>> START Information shown

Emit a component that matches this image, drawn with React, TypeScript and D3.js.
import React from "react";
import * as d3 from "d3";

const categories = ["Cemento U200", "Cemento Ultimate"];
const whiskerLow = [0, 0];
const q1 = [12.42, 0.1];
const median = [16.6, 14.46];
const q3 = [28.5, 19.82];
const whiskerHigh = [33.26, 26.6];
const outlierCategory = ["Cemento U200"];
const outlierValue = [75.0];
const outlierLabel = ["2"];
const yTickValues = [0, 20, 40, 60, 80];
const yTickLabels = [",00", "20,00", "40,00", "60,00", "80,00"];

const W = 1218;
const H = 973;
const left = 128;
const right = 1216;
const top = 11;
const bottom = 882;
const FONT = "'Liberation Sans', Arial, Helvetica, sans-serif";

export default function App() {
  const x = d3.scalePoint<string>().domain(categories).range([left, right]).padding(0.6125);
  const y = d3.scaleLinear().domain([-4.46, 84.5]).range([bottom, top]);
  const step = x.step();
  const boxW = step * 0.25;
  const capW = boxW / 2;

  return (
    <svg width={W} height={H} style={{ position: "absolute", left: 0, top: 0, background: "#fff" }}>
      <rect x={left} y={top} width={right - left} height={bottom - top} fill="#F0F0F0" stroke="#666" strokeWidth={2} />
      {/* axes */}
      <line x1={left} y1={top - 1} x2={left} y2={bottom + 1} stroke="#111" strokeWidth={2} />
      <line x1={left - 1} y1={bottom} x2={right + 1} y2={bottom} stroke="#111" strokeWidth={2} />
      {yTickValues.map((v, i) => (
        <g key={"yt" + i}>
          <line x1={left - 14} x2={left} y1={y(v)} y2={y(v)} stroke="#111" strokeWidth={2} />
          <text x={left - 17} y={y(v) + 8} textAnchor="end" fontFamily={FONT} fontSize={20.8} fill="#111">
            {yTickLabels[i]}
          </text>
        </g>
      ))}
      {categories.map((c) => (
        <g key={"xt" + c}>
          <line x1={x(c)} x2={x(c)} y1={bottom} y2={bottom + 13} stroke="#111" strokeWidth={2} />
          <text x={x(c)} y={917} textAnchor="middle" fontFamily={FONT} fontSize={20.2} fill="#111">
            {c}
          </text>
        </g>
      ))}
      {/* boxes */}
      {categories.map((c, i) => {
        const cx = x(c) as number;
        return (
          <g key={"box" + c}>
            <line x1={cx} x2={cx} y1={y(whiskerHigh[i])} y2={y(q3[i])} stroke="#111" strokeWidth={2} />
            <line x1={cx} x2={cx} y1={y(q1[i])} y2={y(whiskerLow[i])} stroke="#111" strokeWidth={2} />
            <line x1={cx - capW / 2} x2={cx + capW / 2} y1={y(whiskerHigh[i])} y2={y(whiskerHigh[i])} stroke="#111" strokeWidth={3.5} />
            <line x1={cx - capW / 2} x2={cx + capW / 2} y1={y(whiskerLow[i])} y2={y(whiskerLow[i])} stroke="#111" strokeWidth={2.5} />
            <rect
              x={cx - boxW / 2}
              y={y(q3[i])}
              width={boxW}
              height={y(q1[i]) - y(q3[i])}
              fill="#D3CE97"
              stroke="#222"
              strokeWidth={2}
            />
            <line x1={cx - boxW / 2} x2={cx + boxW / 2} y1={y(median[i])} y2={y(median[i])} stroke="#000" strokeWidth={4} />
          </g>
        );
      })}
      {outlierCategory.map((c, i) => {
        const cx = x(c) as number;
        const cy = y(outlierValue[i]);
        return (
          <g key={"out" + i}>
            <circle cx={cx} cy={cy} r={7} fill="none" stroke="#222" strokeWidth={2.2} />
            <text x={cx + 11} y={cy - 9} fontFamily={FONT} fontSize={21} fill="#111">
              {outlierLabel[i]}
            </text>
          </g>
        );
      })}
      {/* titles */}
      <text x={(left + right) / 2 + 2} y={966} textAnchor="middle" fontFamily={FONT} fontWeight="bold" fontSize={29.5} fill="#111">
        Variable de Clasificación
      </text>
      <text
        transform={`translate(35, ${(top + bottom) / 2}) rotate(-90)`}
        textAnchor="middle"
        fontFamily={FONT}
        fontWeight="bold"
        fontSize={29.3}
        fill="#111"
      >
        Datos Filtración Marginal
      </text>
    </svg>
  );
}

>> END Information shown

Task details
Exactly repeat the lines running from the top of the listing to the line bearing "const capW = boxW / 2;", both of those lines included, and only them.

Solution for this problem
Emit a component that matches this image, drawn with React, TypeScript and D3.js.
import React from "react";
import * as d3 from "d3";

const categories = ["Cemento U200", "Cemento Ultimate"];
const whiskerLow = [0, 0];
const q1 = [12.42, 0.1];
const median = [16.6, 14.46];
const q3 = [28.5, 19.82];
const whiskerHigh = [33.26, 26.6];
const outlierCategory = ["Cemento U200"];
const outlierValue = [75.0];
const outlierLabel = ["2"];
const yTickValues = [0, 20, 40, 60, 80];
const yTickLabels = [",00", "20,00", "40,00", "60,00", "80,00"];

const W = 1218;
const H = 973;
const left = 128;
const right = 1216;
const top = 11;
const bottom = 882;
const FONT = "'Liberation Sans', Arial, Helvetica, sans-serif";

export default function App() {
  const x = d3.scalePoint<string>().domain(categories).range([left, right]).padding(0.6125);
  const y = d3.scaleLinear().domain([-4.46, 84.5]).range([bottom, top]);
  const step = x.step();
  const boxW = step * 0.25;
  const capW = boxW / 2;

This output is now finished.